Task directions
Scan the following material for the string "code" and copy each line in which it appears.

Supplied data
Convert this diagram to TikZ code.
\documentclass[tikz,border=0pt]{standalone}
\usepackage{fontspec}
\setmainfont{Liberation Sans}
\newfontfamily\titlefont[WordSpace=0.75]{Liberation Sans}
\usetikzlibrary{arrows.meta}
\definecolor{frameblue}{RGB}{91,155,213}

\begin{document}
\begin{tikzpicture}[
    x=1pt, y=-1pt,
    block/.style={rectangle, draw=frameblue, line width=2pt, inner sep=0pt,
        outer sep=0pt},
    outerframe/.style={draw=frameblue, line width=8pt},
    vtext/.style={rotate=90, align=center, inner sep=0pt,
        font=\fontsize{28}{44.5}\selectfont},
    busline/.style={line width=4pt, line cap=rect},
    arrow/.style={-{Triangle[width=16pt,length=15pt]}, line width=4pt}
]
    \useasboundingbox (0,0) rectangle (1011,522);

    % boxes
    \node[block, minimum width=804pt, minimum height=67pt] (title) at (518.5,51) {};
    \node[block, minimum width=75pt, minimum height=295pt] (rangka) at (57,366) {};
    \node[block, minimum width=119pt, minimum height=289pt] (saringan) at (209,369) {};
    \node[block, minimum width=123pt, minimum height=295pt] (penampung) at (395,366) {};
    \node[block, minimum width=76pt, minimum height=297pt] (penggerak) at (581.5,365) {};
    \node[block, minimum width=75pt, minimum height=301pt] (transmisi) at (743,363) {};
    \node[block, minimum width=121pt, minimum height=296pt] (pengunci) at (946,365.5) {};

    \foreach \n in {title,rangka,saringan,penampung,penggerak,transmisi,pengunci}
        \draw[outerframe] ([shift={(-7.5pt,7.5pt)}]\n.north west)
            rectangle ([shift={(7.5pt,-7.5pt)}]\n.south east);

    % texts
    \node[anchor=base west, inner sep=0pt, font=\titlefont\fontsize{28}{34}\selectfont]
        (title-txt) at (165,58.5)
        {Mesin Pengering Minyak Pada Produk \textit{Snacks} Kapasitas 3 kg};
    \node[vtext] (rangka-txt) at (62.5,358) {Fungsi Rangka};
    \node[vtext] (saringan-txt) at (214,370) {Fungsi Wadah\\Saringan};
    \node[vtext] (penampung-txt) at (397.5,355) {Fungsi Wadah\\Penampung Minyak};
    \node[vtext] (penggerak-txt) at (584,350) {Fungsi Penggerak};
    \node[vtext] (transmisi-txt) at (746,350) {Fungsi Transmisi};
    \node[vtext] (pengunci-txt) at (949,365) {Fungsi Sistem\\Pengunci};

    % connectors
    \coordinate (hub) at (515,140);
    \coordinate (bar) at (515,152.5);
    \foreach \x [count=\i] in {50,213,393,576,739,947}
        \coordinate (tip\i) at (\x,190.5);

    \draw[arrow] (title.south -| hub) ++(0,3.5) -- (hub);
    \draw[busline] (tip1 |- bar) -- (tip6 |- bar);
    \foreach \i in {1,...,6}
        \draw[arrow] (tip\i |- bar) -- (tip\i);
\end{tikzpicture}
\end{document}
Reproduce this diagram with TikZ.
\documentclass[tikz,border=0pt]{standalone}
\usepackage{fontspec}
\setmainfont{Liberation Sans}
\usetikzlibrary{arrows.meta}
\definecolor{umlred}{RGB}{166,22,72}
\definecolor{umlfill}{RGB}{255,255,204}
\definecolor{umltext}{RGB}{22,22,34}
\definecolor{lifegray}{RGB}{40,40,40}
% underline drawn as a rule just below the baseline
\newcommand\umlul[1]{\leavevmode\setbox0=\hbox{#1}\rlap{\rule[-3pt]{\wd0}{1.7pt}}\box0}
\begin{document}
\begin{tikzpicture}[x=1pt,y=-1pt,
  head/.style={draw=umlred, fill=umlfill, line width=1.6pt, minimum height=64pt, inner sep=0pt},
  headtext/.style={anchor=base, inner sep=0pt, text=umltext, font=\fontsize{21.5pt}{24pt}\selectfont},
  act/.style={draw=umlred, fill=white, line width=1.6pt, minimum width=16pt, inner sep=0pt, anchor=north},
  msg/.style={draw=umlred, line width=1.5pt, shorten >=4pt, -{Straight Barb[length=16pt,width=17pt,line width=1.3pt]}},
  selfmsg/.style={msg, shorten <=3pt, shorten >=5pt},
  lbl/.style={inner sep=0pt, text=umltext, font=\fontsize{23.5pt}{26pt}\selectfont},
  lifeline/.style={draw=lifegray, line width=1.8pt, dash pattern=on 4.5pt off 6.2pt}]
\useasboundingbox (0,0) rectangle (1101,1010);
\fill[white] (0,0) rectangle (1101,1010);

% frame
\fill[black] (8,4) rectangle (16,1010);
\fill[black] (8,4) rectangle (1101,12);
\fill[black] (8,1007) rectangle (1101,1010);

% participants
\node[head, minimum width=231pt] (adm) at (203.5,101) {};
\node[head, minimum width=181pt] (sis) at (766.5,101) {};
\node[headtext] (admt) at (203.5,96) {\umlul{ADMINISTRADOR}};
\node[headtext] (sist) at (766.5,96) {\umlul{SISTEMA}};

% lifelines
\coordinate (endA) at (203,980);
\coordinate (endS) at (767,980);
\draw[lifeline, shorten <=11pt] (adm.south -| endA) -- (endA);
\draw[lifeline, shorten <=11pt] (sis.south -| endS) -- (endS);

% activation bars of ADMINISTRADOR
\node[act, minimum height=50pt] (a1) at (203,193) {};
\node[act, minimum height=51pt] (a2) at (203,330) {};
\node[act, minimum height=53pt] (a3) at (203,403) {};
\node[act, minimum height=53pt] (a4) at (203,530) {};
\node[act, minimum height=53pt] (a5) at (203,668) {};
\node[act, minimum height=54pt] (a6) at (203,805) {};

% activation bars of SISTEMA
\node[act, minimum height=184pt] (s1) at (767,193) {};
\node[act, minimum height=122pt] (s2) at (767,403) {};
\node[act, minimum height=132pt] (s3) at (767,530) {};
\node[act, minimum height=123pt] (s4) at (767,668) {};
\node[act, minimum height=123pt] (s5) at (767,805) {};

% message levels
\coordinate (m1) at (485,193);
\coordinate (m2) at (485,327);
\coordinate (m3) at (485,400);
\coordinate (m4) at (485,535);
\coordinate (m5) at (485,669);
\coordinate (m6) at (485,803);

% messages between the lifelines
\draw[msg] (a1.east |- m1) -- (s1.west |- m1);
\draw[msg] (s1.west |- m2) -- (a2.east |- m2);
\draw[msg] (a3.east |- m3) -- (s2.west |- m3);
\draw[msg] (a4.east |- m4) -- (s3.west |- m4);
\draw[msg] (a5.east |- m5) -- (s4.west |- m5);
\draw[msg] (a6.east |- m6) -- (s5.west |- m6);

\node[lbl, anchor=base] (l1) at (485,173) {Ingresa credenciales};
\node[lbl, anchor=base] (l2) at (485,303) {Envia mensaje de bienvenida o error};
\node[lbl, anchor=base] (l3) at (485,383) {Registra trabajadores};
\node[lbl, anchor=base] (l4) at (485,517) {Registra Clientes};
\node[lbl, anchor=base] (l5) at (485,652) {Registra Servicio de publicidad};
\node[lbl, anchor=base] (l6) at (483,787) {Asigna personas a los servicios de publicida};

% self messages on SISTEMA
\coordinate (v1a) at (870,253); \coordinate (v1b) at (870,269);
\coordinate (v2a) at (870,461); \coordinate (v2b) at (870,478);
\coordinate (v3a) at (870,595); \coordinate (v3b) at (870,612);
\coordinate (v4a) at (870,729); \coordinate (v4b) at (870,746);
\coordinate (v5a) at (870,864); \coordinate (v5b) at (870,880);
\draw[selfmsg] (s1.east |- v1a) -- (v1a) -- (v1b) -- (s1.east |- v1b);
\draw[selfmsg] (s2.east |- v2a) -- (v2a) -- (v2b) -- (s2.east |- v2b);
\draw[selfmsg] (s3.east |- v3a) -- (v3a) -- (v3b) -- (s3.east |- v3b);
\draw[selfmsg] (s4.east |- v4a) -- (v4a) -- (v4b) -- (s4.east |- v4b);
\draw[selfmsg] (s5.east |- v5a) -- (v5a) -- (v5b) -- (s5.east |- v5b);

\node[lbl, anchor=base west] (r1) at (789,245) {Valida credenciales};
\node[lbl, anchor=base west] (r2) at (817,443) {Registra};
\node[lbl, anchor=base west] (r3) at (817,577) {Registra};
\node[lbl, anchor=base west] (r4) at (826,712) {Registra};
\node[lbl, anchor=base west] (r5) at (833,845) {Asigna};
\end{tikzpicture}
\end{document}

--

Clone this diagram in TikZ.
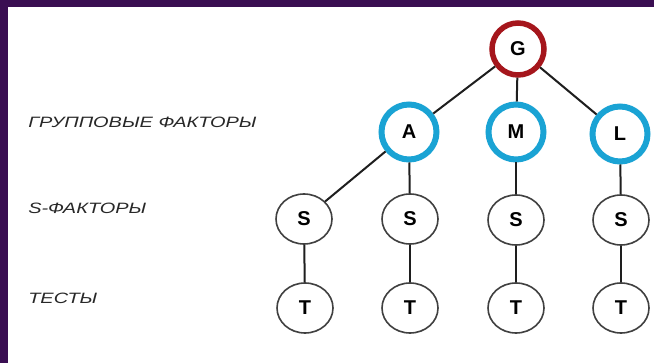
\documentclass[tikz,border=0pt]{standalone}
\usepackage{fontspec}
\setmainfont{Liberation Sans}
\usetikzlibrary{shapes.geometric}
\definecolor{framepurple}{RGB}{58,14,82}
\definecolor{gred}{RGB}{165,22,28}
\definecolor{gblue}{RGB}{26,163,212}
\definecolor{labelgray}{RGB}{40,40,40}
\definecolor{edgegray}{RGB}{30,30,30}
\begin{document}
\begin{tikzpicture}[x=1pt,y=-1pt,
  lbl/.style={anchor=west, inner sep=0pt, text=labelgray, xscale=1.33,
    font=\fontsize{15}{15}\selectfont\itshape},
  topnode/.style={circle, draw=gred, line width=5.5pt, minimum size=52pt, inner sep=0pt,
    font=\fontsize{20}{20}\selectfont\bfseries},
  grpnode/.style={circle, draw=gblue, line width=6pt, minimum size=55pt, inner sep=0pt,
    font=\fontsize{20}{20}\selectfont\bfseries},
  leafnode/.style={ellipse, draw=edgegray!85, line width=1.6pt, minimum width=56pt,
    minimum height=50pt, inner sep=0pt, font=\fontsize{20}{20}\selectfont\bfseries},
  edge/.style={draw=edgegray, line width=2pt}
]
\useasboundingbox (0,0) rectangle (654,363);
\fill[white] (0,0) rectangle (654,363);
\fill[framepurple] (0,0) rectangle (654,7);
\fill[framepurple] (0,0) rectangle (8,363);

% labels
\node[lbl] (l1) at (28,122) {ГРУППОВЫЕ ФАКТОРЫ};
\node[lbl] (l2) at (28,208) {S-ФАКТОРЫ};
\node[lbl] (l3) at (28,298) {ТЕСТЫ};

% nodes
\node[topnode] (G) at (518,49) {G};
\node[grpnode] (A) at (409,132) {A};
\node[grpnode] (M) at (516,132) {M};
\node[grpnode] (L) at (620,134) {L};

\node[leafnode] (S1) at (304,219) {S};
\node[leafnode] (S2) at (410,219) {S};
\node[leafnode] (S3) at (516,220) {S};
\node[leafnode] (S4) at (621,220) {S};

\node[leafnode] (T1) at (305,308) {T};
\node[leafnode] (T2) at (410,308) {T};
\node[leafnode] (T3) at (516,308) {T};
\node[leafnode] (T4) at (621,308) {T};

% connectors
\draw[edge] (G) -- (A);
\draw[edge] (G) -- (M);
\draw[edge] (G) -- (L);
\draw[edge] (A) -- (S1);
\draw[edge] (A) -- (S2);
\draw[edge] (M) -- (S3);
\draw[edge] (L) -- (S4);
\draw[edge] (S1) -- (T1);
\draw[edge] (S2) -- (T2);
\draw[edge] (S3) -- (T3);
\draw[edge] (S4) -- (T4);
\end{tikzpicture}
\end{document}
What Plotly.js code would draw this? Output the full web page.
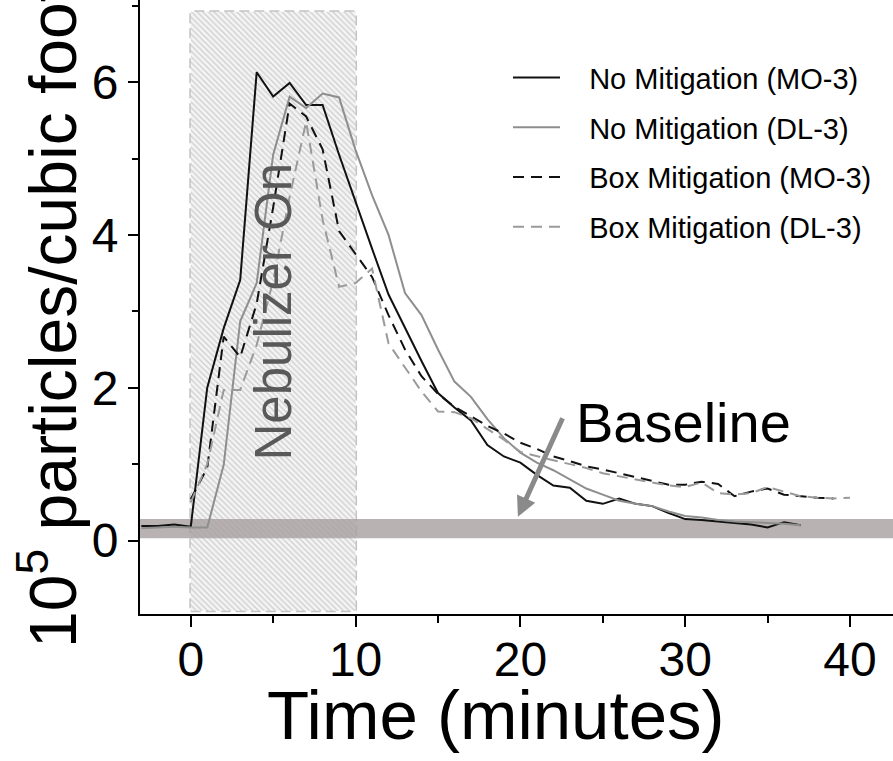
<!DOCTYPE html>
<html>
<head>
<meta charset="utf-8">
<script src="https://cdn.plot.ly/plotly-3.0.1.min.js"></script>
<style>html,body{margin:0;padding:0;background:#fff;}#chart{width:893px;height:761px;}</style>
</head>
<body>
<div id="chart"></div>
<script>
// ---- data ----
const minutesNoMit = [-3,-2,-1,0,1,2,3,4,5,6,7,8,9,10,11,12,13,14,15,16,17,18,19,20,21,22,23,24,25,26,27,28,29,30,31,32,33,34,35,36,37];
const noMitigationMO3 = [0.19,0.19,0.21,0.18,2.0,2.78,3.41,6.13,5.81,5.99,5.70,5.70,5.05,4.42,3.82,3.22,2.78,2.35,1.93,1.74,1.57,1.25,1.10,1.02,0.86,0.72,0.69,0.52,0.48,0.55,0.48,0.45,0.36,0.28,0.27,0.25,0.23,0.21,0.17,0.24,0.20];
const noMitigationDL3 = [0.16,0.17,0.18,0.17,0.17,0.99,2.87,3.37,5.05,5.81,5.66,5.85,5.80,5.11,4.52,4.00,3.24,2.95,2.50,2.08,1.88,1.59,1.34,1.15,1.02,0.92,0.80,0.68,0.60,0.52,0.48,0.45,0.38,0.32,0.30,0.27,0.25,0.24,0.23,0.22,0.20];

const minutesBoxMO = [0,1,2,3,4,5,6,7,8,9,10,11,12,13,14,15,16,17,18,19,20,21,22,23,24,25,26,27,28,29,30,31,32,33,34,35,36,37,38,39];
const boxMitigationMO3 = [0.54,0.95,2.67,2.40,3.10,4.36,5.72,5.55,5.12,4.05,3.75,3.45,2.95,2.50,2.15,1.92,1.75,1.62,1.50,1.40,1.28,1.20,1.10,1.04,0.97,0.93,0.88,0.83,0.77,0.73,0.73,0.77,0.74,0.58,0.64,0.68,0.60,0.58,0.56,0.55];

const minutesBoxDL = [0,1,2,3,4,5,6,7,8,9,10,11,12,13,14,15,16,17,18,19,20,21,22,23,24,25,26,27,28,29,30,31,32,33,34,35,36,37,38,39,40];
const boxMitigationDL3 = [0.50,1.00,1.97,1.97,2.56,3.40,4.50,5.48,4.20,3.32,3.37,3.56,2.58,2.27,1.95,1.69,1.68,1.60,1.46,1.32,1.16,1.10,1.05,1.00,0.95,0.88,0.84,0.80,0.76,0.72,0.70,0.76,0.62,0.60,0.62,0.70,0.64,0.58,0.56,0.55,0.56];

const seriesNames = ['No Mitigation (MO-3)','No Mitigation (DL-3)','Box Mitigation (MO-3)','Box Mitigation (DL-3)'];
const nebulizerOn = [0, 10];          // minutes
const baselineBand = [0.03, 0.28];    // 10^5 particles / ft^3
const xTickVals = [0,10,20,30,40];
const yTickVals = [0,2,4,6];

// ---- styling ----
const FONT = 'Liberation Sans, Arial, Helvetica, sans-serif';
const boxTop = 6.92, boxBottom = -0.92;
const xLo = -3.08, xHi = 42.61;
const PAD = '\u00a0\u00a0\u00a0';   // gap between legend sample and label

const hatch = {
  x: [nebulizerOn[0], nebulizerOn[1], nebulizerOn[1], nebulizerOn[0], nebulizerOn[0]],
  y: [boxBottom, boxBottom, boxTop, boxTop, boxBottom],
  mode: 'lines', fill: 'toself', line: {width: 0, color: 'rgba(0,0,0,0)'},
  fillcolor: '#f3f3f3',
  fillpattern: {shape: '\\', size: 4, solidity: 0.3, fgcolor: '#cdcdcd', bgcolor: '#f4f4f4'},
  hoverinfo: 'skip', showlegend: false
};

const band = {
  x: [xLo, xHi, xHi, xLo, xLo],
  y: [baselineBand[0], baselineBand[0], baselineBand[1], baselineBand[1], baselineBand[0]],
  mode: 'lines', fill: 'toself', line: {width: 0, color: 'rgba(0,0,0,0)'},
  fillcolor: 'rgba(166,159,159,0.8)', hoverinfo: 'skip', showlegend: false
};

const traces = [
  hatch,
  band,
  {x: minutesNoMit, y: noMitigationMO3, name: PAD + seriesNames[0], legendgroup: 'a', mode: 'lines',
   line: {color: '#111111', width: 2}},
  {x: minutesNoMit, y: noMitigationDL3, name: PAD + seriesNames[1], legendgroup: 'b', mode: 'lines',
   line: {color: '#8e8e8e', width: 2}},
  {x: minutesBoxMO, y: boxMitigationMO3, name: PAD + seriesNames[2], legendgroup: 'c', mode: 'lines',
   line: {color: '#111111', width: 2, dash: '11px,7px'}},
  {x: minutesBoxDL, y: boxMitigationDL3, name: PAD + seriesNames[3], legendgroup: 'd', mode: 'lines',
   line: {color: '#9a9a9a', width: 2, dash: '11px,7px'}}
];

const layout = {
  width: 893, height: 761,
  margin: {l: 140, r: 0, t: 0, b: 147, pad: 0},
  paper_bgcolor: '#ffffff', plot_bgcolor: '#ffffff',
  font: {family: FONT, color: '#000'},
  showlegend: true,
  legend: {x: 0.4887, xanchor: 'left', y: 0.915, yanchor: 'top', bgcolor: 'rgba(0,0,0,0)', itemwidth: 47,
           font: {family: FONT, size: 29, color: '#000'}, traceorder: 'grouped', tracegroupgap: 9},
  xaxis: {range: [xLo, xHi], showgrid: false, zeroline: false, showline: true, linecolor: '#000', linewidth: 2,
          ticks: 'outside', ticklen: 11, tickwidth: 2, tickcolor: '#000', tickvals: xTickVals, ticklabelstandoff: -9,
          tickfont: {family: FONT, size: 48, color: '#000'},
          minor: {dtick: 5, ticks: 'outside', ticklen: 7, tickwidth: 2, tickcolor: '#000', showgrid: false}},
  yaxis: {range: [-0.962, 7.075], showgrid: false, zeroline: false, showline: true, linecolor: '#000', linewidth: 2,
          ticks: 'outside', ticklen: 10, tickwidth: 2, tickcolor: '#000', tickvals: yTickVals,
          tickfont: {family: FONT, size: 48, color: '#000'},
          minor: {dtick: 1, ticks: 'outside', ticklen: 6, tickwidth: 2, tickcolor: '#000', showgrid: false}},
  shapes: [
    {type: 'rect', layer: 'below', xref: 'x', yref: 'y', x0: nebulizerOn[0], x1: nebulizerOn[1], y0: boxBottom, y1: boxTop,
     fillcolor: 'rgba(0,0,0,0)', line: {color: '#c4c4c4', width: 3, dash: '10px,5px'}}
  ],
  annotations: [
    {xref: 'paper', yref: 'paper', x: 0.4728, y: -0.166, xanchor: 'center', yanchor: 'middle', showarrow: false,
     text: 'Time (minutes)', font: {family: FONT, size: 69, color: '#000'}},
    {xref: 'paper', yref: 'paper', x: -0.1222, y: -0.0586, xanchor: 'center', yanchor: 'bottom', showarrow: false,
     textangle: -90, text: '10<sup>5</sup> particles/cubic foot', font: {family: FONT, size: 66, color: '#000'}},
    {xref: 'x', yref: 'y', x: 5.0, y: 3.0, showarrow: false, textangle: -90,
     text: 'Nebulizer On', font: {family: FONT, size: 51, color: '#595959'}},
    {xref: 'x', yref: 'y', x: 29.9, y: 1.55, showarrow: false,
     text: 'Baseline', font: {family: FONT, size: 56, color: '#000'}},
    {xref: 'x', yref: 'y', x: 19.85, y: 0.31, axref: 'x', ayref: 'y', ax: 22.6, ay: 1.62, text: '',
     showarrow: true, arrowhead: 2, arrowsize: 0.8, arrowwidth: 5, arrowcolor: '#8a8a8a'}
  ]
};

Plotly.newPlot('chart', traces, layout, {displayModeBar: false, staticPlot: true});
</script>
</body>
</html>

Solution to the problem
Convert this diagram to TikZ code.
What Plotly.js code would draw this? Output the full web page.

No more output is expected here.